Monday, May 14, 2012

The School


Here’s how to solve those five itchy problems in contemporary modern physics I spoke about this past Saturday …

First, get a billion dollars.

(For some reason, this old joke comes to mind: How do you become a millionaire? First, get a billion dollars. Then, buy an airline.)

Anyway, the billion will be our bankroll. But we’re going to do a little something different with it.

We’re going to buy a school.

Not a school here, mind you, ‘here’ meaning the US of A. No. We need to get past that malignant thing called the NEA. So, we’ll buy a school in Switzerland. Or whatever country has the most hands-off policy towards education. We’ll set one up in Antarctica if we have to. This is too important to waste time and money dueling with fat bureaucrats.

Then, you populate it. With the youngest l’il geniuses you can find.

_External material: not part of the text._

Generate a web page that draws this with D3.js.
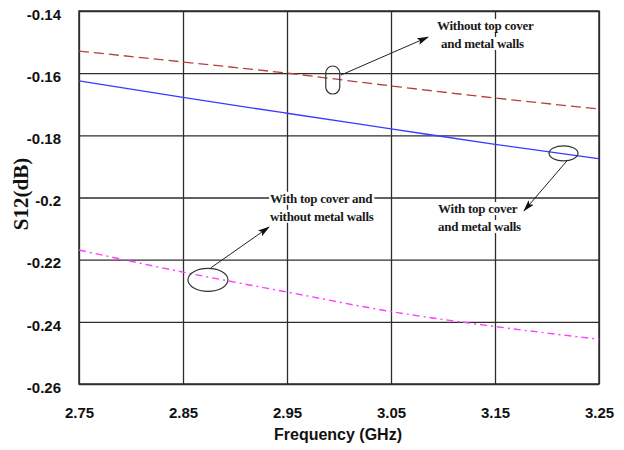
<!DOCTYPE html>
<html>
<head>
<meta charset="utf-8">
<script src="https://cdn.jsdelivr.net/npm/d3@7"></script>
<style>
  html, body { margin: 0; padding: 0; background: #fff; }
  svg { display: block; }
</style>
</head>
<body>
<svg id="chart" width="624" height="450"></svg>
<script>
// Frequency sweep (GHz) and S12 (dB) for the three enclosure configurations
const freqs = [2.75, 2.85, 2.95, 3.05, 3.15, 3.25];
const s12NoCoverNoWalls = [-0.1529, -0.1564, -0.1600, -0.1641, -0.1680, -0.1715];
const s12CoverWalls = [-0.1625, -0.1678, -0.1729, -0.1779, -0.1829, -0.1875];
const s12CoverNoWalls = [-0.2169, -0.2240, -0.2304, -0.2367, -0.2415, -0.2456];

const xTicks = [2.75, 2.85, 2.95, 3.05, 3.15, 3.25];
const yTicks = [-0.14, -0.16, -0.18, -0.2, -0.22, -0.24, -0.26];
const xTickLabels = ["2.75", "2.85", "2.95", "3.05", "3.15", "3.25"];
const yTickLabels = ["-0.14", "-0.16", "-0.18", "-0.2", "-0.22", "-0.24", "-0.26"];

// Callouts: ellipse centre, arrow start and tip, text anchor (all in data units)
const calloutLines = [
  ["Without top cover", "and metal walls"],
  ["With top cover and", "without metal walls"],
  ["With top cover", "and metal walls"]
];
const calloutCenters = [[2.994, -0.1622], [2.874, -0.2265], [3.2159, -0.1858]];
const calloutArrowFrom = [[3.0019, -0.1606], [2.8769, -0.2226], [3.2192, -0.1882]];
const calloutArrowTo = [[3.0856, -0.1484], [2.9327, -0.2095], [3.1779, -0.2043]];
const calloutText = [[3.0942, -0.1461], [2.9337, -0.2017], [3.0952, -0.2050]];

const svg = d3.select("#chart");
const plot = { left: 79, right: 599, top: 11, bottom: 384 };

const x = d3.scaleLinear().domain([2.75, 3.25]).range([plot.left, plot.right]);
const y = d3.scaleLinear().domain([-0.26, -0.14]).range([plot.bottom, plot.top]);

svg.append("rect").attr("width", 624).attr("height", 450).attr("fill", "#fff");

// Arrowhead marker
svg.append("defs").append("marker")
  .attr("id", "arrowhead")
  .attr("viewBox", "0 0 12 8")
  .attr("refX", 11).attr("refY", 4)
  .attr("markerWidth", 12).attr("markerHeight", 8)
  .attr("markerUnits", "userSpaceOnUse")
  .attr("orient", "auto")
  .append("path").attr("d", "M0,0.5 L12,4 L0,7.5 L2.5,4 Z").attr("fill", "#111");

// Grid lines via axes
const gridColor = "#2e2e2e";
const xGrid = svg.append("g")
  .attr("transform", `translate(0,${plot.bottom})`)
  .call(d3.axisBottom(x).tickValues(xTicks).tickSize(-(plot.bottom - plot.top)).tickFormat(""));
const yGrid = svg.append("g")
  .attr("transform", `translate(${plot.left},0)`)
  .call(d3.axisLeft(y).tickValues(yTicks).tickSize(-(plot.right - plot.left)).tickFormat(""));
[xGrid, yGrid].forEach(g => {
  g.select(".domain").remove();
  g.selectAll("line").attr("stroke", gridColor).attr("stroke-width", 1.3);
});

// Plot frame
svg.append("rect")
  .attr("x", plot.left).attr("y", plot.top)
  .attr("width", plot.right - plot.left).attr("height", plot.bottom - plot.top)
  .attr("fill", "none").attr("stroke", gridColor).attr("stroke-width", 1.5);

// Tick labels
const xAxis = svg.append("g")
  .attr("transform", `translate(0,${plot.bottom})`)
  .call(d3.axisBottom(x).tickValues(xTicks).tickSize(0).tickPadding(23)
    .tickFormat((d, i) => xTickLabels[i]));
const yAxis = svg.append("g")
  .attr("transform", `translate(${plot.left},0)`)
  .call(d3.axisLeft(y).tickValues(yTicks).tickSize(0).tickPadding(18)
    .tickFormat((d, i) => yTickLabels[i]));
[xAxis, yAxis].forEach(g => {
  g.select(".domain").remove();
  g.selectAll("text")
    .attr("font-family", "'Liberation Sans', Arial, sans-serif")
    .attr("font-weight", "bold")
    .attr("font-size", 15)
    .attr("fill", "#111");
});
yAxis.selectAll("text").attr("dy", "0.55em");

// Axis titles
svg.append("text")
  .attr("x", (plot.left + plot.right) / 2 - 1).attr("y", 440)
  .attr("text-anchor", "middle")
  .attr("font-family", "'Liberation Sans', Arial, sans-serif")
  .attr("font-weight", "bold").attr("font-size", 16).attr("fill", "#111")
  .text("Frequency (GHz)");

svg.append("text")
  .attr("transform", `translate(28,${194}) rotate(-90)`)
  .attr("text-anchor", "middle")
  .attr("font-family", "'Liberation Serif', 'Times New Roman', serif")
  .attr("font-weight", "bold").attr("font-size", 21).attr("fill", "#111")
  .text("S12(dB)");

// Data lines
const seriesList = [
  { values: s12NoCoverNoWalls, color: "#b5403f", dash: "10,5", width: 1.3 },
  { values: s12CoverWalls, color: "#3a3aff", dash: null, width: 1.3 },
  { values: s12CoverNoWalls, color: "#ff3cff", dash: "7,4,2,4", width: 1.4 }
];
const line = d3.line().x(d => x(d[0])).y(d => y(d[1])).curve(d3.curveMonotoneX);
seriesList.forEach(s => {
  svg.append("path")
    .datum(freqs.map((f, i) => [f, s.values[i]]))
    .attr("d", line)
    .attr("fill", "none")
    .attr("stroke", s.color)
    .attr("stroke-width", s.width)
    .attr("stroke-dasharray", s.dash);
});

// Callouts
const annoFont = "'Liberation Serif', 'Times New Roman', serif";
calloutLines.forEach((lines, i) => {
  const g = svg.append("g");
  const cx = x(calloutCenters[i][0]), cy = y(calloutCenters[i][1]);
  if (i === 0) {
    g.append("rect")
      .attr("x", cx - 7).attr("y", cy - 14).attr("width", 14).attr("height", 28)
      .attr("rx", 7).attr("ry", 7)
      .attr("fill", "none").attr("stroke", "#333").attr("stroke-width", 1.2);
  } else {
    const rx = i === 1 ? 20 : 14.5, ry = i === 1 ? 11.5 : 7.5;
    g.append("ellipse")
      .attr("cx", cx).attr("cy", cy).attr("rx", rx).attr("ry", ry)
      .attr("fill", "none").attr("stroke", "#333").attr("stroke-width", 1.2);
  }
  g.append("line")
    .attr("x1", x(calloutArrowFrom[i][0])).attr("y1", y(calloutArrowFrom[i][1]))
    .attr("x2", x(calloutArrowTo[i][0])).attr("y2", y(calloutArrowTo[i][1]))
    .attr("stroke", "#222").attr("stroke-width", 1)
    .attr("marker-end", "url(#arrowhead)");

  const tx = x(calloutText[i][0]), ty = y(calloutText[i][1]);
  lines.forEach((t, j) => {
    const offset = (i === 0 && j === 1) ? 4 : 0;
    const txt = g.append("text")
      .attr("x", tx + offset).attr("y", ty + j * 18)
      .attr("font-family", annoFont).attr("font-weight", "bold")
      .attr("font-size", 13).attr("letter-spacing", "-0.25px")
      .attr("fill", "#1a1a1a")
      .text(t);
    const bb = txt.node().getBBox();
    g.insert("rect", () => txt.node())
      .attr("x", bb.x - 1).attr("y", bb.y + 1)
      .attr("width", bb.width + 2).attr("height", bb.height - 2)
      .attr("fill", "#fff");
  });
});
</script>
</body>
</html>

This is by no means an original thought. Plato (in the voice of Socrates) spoke about something similar in The Republic 2,500 years ago. However, the idea of breeding humans for specific purposes, of stealing them from their parent’s arms as infants, of systematically training them as they mature – such an idea I find revolting and repugnant, and rightfully so. We are not to play God.

However, I see no problem with allowing free will to remain in place. Incentivized free will, if you will, and that’s where some of that billion comes in.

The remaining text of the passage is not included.